October 14, 2020 | technology | No Comments
By Julie Zhu
HONG KONG (Reuters) – Huawei Technologies Co Ltd is in talks with Digital China Group Co Ltd <000034.SZ> and other suitors to sell parts of its Honor smartphone unit in a deal that could fetch up to 25 billion yuan ($3.7 billion), people with knowledge of the matter said.
Embattled Huawei is resetting its priorities in the face of U.S. sanctions and will focus on its higher-end Huawei phones rather than the Honor brand which is aimed at young people and the budget conscious, they said.
The assets to be sold have yet to be finalised but could include Honor’s brand, research & development capabilities and related supply chain management business, two of the people said.
The deal may be an all-cash sale and could end up smaller, worth somewhere between 15 billion yuan and 25 billion yuan, one of the people said.
Digital China, the main distributor for Honor phones, has emerged as the frontrunner but other prospective buyers include Chinese electronics maker TCL and rival smartphone maker Xiaomi Corp <1810.HK>, the people said.
The sources declined to be identified as the talks were confidential.

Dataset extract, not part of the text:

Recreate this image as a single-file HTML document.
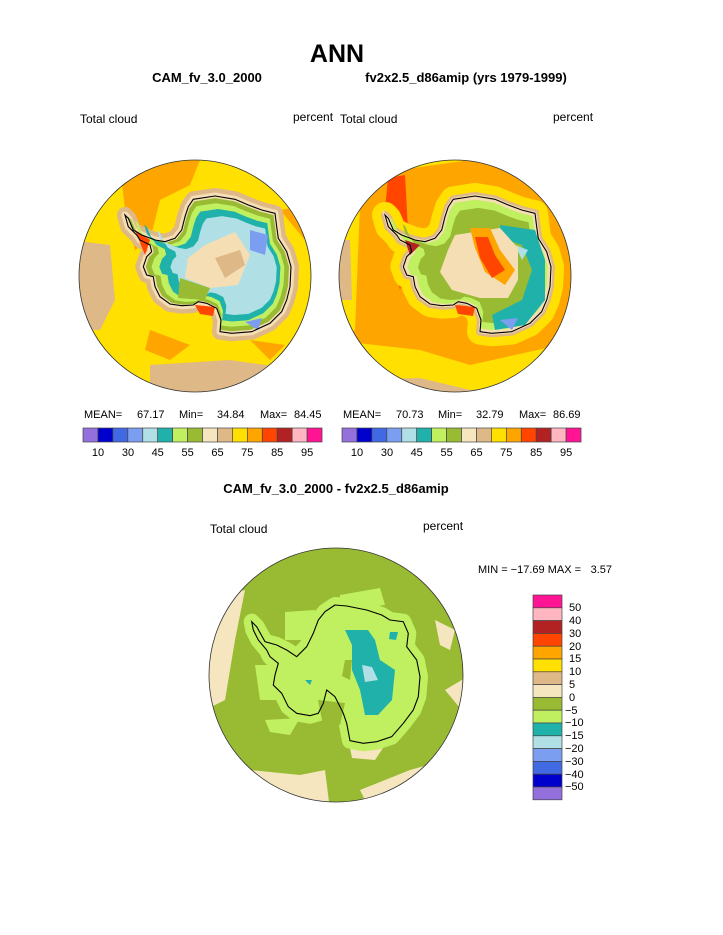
<!DOCTYPE html>
<html><head><meta charset="utf-8"><style>
html,body{margin:0;padding:0;background:#fff}
svg{display:block}
text{font-family:"Liberation Sans",sans-serif;fill:#000}
</style></head><body>
<svg width="723" height="935" viewBox="0 0 723 935" xmlns="http://www.w3.org/2000/svg">
<defs>
<clipPath id="c1"><circle cx="195" cy="276" r="116"/></clipPath>
<clipPath id="c2"><circle cx="455" cy="276" r="116"/></clipPath>
<clipPath id="c3"><circle cx="336" cy="675" r="127"/></clipPath>
<polygon id="ant" points="193.3,199.3 215,196 235,199.3 248.3,205 261.7,210 275,213.3 276.7,226.7 278.3,238.3 286.7,251.7 291,266.7 290,286.7 286.7,300 281.7,311.7 270,323.3 251.7,331.7 231.7,333.3 220,331.7 221,320 216.7,308.3 206.7,303.3 198.3,301.7 193.3,305 181.7,305.7 170,304 160,296.7 155,286.7 153.3,276.7 146.7,275 143.3,266.7 146.7,256.7 151.7,251.7 150,245 140,240 136.7,235 128.3,226.7 125,215 128.3,218.3 133.3,230 141.7,235 155,240 165,241.7 175,238.3 181.7,230 185,216.7 188.3,206.7"/>
<polygon id="ant3" points="335,605 346.7,606 366.7,610 381.7,615 390,620 403.3,621.7 408.3,633.3 406.7,646.7 416.7,660 420,676.7 418.3,696.7 413.3,710 403.3,723.3 391.7,736.7 376.7,741.7 363.3,743.3 350,740.7 346.7,723.3 343.3,713.3 335,696.7 326.7,690 323.3,703.3 318.3,713.3 310,715.7 296.7,713.3 288.3,706.7 281.7,693.3 273.3,685 275,675 278.3,663.3 270,656.7 266.7,650 258.3,640 253.3,630 251.7,621.7 256.7,626.7 265,641.7 276.7,645 286.7,650 296.7,656.7 306.7,646.7 313.3,633.3 318.3,620 325,611.7"/>
</defs>

<text x="337" y="62" font-size="25" font-weight="bold" text-anchor="middle">ANN</text>
<text x="207" y="82" font-size="13" font-weight="bold" text-anchor="middle">CAM_fv_3.0_2000</text>
<text x="466" y="82" font-size="13" font-weight="bold" text-anchor="middle">fv2x2.5_d86amip (yrs 1979-1999)</text>
<text x="80" y="123" font-size="12">Total cloud</text>
<text x="293" y="121" font-size="12">percent</text>
<text x="340" y="123" font-size="12">Total cloud</text>
<text x="553" y="121" font-size="12">percent</text>

<!-- Plot 1 -->
<g clip-path="url(#c1)">
<rect x="70" y="150" width="260" height="260" fill="#ffe000"/>
<path d="M120,165 L200,160 L190,185 L160,200 L150,240 L135,250 L125,210 Z" fill="#ffa500"/>
<path d="M70,240 L110,245 L115,300 L100,330 L70,330 Z" fill="#deb887"/>
<path d="M150,365 L230,360 L300,370 L310,400 L150,400 Z" fill="#deb887"/>
<path d="M280,160 L320,160 L320,200 L300,200 Z" fill="#deb887"/>
<path d="M150,330 L190,345 L170,360 L145,350 Z" fill="#ffa500"/>
<path d="M250,340 L285,345 L270,360 Z" fill="#ffa500"/>
<path d="M280,210 L310,205 L305,240 Z" fill="#ffa500"/>
<use href="#ant" fill="#deb887" stroke="#deb887" stroke-width="16" stroke-linejoin="round"/>
<use href="#ant" fill="#f5deb3" stroke="#f5deb3" stroke-width="7" stroke-linejoin="round"/>
<g transform="translate(225,268) scale(0.97) translate(-225,-268)"><use href="#ant" fill="#99bb33"/></g>
<g transform="translate(225,268) scale(0.9) translate(-225,-268)"><use href="#ant" fill="#c0f060"/></g>
<g transform="translate(232,268) scale(0.82) translate(-232,-268)"><use href="#ant" fill="#20b2aa"/></g>
<g transform="translate(240,268) scale(0.72) translate(-240,-268)"><use href="#ant" fill="#b0e0e6"/></g>
<path d="M250,230 L268,235 L265,255 L250,250 Z" fill="#7b9ef0"/>
<path d="M245,322 L262,318 L258,330 Z" fill="#7b9ef0"/>
<path d="M205,245 L235,232 L250,255 L238,285 L210,288 L185,278 L188,258 Z" fill="#f5deb3"/>
<path d="M215,258 L240,250 L245,265 L225,278 Z" fill="#deb887"/>
<path d="M180,278 L210,288 L205,300 L178,298 Z" fill="#99bb33"/>
<path d="M195,305 L215,307 L213,316 L200,314 Z" fill="#ff4500"/>
<path d="M135,230 L150,240 L145,255 Z" fill="#ff4500"/>
<use href="#ant" fill="none" stroke="#000" stroke-width="1.1"/>
</g>
<circle cx="195" cy="276" r="116" fill="none" stroke="#333" stroke-width="0.8"/>

<!-- Plot 2 -->
<g clip-path="url(#c2)">
<rect x="330" y="150" width="260" height="260" fill="#ffa500"/>
<path d="M330,150 L590,150 L590,200 L560,175 L470,160 L400,170 L370,190 L340,200 L330,200 Z" fill="#ffe000"/>
<path d="M330,340 L420,350 L470,365 L560,345 L590,330 L590,410 L330,410 Z" fill="#ffe000"/>
<path d="M340,200 L360,205 L355,330 L340,340 Z" fill="#ffe000"/>
<path d="M330,240 L350,240 L352,300 L330,300 Z" fill="#deb887"/>
<path d="M330,380 L420,378 L470,390 L570,380 L590,360 L590,410 L330,410 Z" fill="#deb887"/>
<path d="M388,178 L405,175 L408,230 L420,250 L400,255 L385,210 Z" fill="#ff4500"/>
<path d="M395,265 L405,270 L400,290 Z" fill="#ff4500"/>
<use href="#ant" transform="translate(260,0)" fill="#ffe000" stroke="#ffe000" stroke-width="26" stroke-linejoin="round"/>
<use href="#ant" transform="translate(260,0)" fill="#deb887" stroke="#deb887" stroke-width="8" stroke-linejoin="round"/>
<g transform="translate(260,0)">
<use href="#ant" fill="#f5deb3" stroke="#f5deb3" stroke-width="3"/>
<g transform="translate(225,268) scale(0.95) translate(-225,-268)"><use href="#ant" fill="#c0f060"/></g>
<g transform="translate(235,270) scale(0.84) translate(-235,-270)"><use href="#ant" fill="#99bb33"/></g>
<path d="M240,225 L275,230 L285,260 L285,300 L265,325 L235,330 L232,315 L262,300 L272,270 L262,245 L240,238 Z" fill="#20b2aa"/>
<path d="M255,245 L268,250 L262,260 Z" fill="#b0e0e6"/>
<path d="M240,320 L258,318 L252,330 Z" fill="#7b9ef0"/>
<path d="M195,235 L240,228 L258,248 L258,280 L248,298 L220,298 L192,290 L180,272 L188,250 Z" fill="#f5deb3"/>
<path d="M210,228 L230,228 L240,250 L255,270 L245,285 L225,272 L215,248 Z" fill="#ffa500"/>
<path d="M215,237 L228,237 L235,255 L245,270 L232,278 L220,258 Z" fill="#ff4500"/>
<path d="M195,305 L215,307 L213,316 L198,314 Z" fill="#ff4500"/>
<path d="M145,240 L160,245 L150,255 Z" fill="#b22222"/>
<use href="#ant" fill="none" stroke="#000" stroke-width="1.1"/>
</g>
</g>
<circle cx="455" cy="276" r="116" fill="none" stroke="#333" stroke-width="0.8"/>

<!-- stats -->
<g font-size="11">
<text x="84" y="418">MEAN=</text><text x="137" y="418">67.17</text><text x="179" y="418">Min=</text><text x="217" y="418">34.84</text><text x="260" y="418">Max=</text><text x="294" y="418">84.45</text>
<text x="343" y="418">MEAN=</text><text x="396" y="418">70.73</text><text x="438" y="418">Min=</text><text x="476" y="418">32.79</text><text x="519" y="418">Max=</text><text x="553" y="418">86.69</text>
</g>
<g id="cb1" stroke="#444" stroke-width="0.7">
<rect x="83" y="428" width="14.94" height="14" fill="#9370db"/>
<rect x="97.94" y="428" width="14.94" height="14" fill="#0000cd"/>
<rect x="112.88" y="428" width="14.94" height="14" fill="#4169e1"/>
<rect x="127.82" y="428" width="14.94" height="14" fill="#7b9ef0"/>
<rect x="142.76" y="428" width="14.94" height="14" fill="#b0e0e6"/>
<rect x="157.7" y="428" width="14.94" height="14" fill="#20b2aa"/>
<rect x="172.64" y="428" width="14.94" height="14" fill="#c0f060"/>
<rect x="187.58" y="428" width="14.94" height="14" fill="#99bb33"/>
<rect x="202.52" y="428" width="14.94" height="14" fill="#f5e6c0"/>
<rect x="217.46" y="428" width="14.94" height="14" fill="#deb887"/>
<rect x="232.4" y="428" width="14.94" height="14" fill="#ffe000"/>
<rect x="247.34" y="428" width="14.94" height="14" fill="#ffa500"/>
<rect x="262.28" y="428" width="14.94" height="14" fill="#ff4500"/>
<rect x="277.22" y="428" width="14.94" height="14" fill="#b22222"/>
<rect x="292.16" y="428" width="14.94" height="14" fill="#ffb6c1"/>
<rect x="307.1" y="428" width="14.94" height="14" fill="#ff1493"/>
</g>
<use href="#cb1" transform="translate(259,0)"/>
<g font-size="11" text-anchor="middle">
<text x="98" y="456">10</text><text x="128" y="456">30</text><text x="157.7" y="456">45</text><text x="187.6" y="456">55</text><text x="217.5" y="456">65</text><text x="247.3" y="456">75</text><text x="277.2" y="456">85</text><text x="307.1" y="456">95</text>
<text x="357" y="456">10</text><text x="387" y="456">30</text><text x="416.7" y="456">45</text><text x="446.6" y="456">55</text><text x="476.5" y="456">65</text><text x="506.3" y="456">75</text><text x="536.2" y="456">85</text><text x="566.1" y="456">95</text>
</g>

<text x="336" y="493" font-size="13" font-weight="bold" text-anchor="middle">CAM_fv_3.0_2000 - fv2x2.5_d86amip</text>
<text x="210" y="533" font-size="12">Total cloud</text>
<text x="423" y="530" font-size="12">percent</text>
<text x="478" y="573" font-size="11">MIN = −17.69 MAX =</text>
<text x="612" y="573" font-size="11" text-anchor="end">3.57</text>

<!-- Plot 3 -->
<g clip-path="url(#c3)">
<rect x="205" y="545" width="265" height="265" fill="#99bb33"/>
<path d="M205,600 L245,590 L235,640 L225,700 L205,710 Z" fill="#f5e6c0"/>
<path d="M250,770 L300,775 L325,770 L330,810 L250,810 Z" fill="#f5e6c0"/>
<path d="M360,790 L410,770 L445,760 L470,720 L470,810 L370,810 Z" fill="#f5e6c0"/>
<path d="M445,690 L470,675 L470,720 Z" fill="#f5e6c0"/>
<path d="M435,620 L455,630 L450,650 L440,645 Z" fill="#f5e6c0"/>
<path d="M350,748 L385,745 L375,760 L352,758 Z" fill="#f5e6c0"/>
<path d="M340,595 L380,588 L385,605 L340,610 Z" fill="#c0f060"/>
<path d="M285,612 L315,610 L310,640 L285,640 Z" fill="#c0f060"/>
<path d="M255,665 L275,665 L280,700 L260,700 Z" fill="#c0f060"/>
<path d="M265,720 L300,718 L290,735 L270,732 Z" fill="#c0f060"/>
<use href="#ant3" fill="#c0f060" stroke="#c0f060" stroke-width="16" stroke-linejoin="round"/>
<path d="M318,700 L345,703 L340,725 L322,720 Z" fill="#99bb33"/>
<path d="M345,660 L352,660 L350,680 L342,676 Z" fill="#99bb33"/>
<path d="M345,630 L368,630 L375,640 L380,660 L395,670 L392,700 L378,715 L365,715 L360,690 L352,670 L352,645 Z" fill="#20b2aa"/>
<path d="M362,665 L372,667 L378,680 L365,682 Z" fill="#b0e0e6"/>
<path d="M390,632 L398,632 L396,640 L389,639 Z" fill="#20b2aa"/>
<path d="M305,680 L312,680 L310,685 Z" fill="#20b2aa"/>
<use href="#ant3" fill="none" stroke="#000" stroke-width="1.1"/>
</g>
<circle cx="336" cy="675" r="127" fill="none" stroke="#333" stroke-width="0.8"/>

<!-- vertical colorbar -->
<g stroke="#444" stroke-width="0.7">
<rect x="533" y="595" width="29" height="12.8" fill="#ff1493"/>
<rect x="533" y="607.8" width="29" height="12.8" fill="#ffb6c1"/>
<rect x="533" y="620.6" width="29" height="12.8" fill="#b22222"/>
<rect x="533" y="633.4" width="29" height="12.8" fill="#ff4500"/>
<rect x="533" y="646.2" width="29" height="12.8" fill="#ffa500"/>
<rect x="533" y="659" width="29" height="12.8" fill="#ffe000"/>
<rect x="533" y="671.8" width="29" height="12.8" fill="#deb887"/>
<rect x="533" y="684.6" width="29" height="12.8" fill="#f5e6c0"/>
<rect x="533" y="697.4" width="29" height="12.8" fill="#99bb33"/>
<rect x="533" y="710.2" width="29" height="12.8" fill="#c0f060"/>
<rect x="533" y="723" width="29" height="12.8" fill="#20b2aa"/>
<rect x="533" y="735.8" width="29" height="12.8" fill="#b0e0e6"/>
<rect x="533" y="748.6" width="29" height="12.8" fill="#7b9ef0"/>
<rect x="533" y="761.4" width="29" height="12.8" fill="#4169e1"/>
<rect x="533" y="774.2" width="29" height="12.8" fill="#0000cd"/>
<rect x="533" y="787" width="29" height="12.8" fill="#9370db"/>
</g>
<g font-size="11">
<text x="569" y="611">50</text><text x="569" y="624">40</text><text x="569" y="637">30</text><text x="569" y="650">20</text><text x="569" y="662">15</text><text x="569" y="675">10</text><text x="569" y="688">5</text><text x="569" y="701">0</text>
<text x="565" y="714">−5</text><text x="565" y="726">−10</text><text x="565" y="739">−15</text><text x="565" y="752">−20</text><text x="565" y="765">−30</text><text x="565" y="778">−40</text><text x="565" y="790">−50</text>
</g>
</svg>
</body></html>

Huawei and TCL declined to comment. Digital China and Xiaomi did not respond to requests for comment.
The Honor brand was established by Huawei in 2013 but the business mostly operates independently from its parent. It competes with Xiaomi, Oppo and Vivo in China’s highly competitive budget phone market and its phones are also sold in Southeast Asia and Europe.
Kuo Ming-chi, an analyst at TF International Securities, has said that any sale by Huawei of the Honor smartphone business would be a win-win situation for the Honor brand, its suppliers and China’s electronics industry.
“If Honor is independent from Huawei, its purchase of components will no longer be subject to the U.S. ban on Huawei. This will help Honor’s smartphone business and the suppliers,” he wrote in a research note last week.
The budget phone industry operates on thin margins and Honor booked less than 5 billion yuan in net profit on revenue of about 70-80 billion yuan last year, said one of the people.
If successful in its bid, Digital China, which also partners with Huawei in cloud computing and other businesses, plans to finance the bulk of deal with bank loans and is set to secure the financing in the coming weeks, the people said.
Shares in Shenzhen-listed Digital China were up 6% in Wednesday afternoon trade.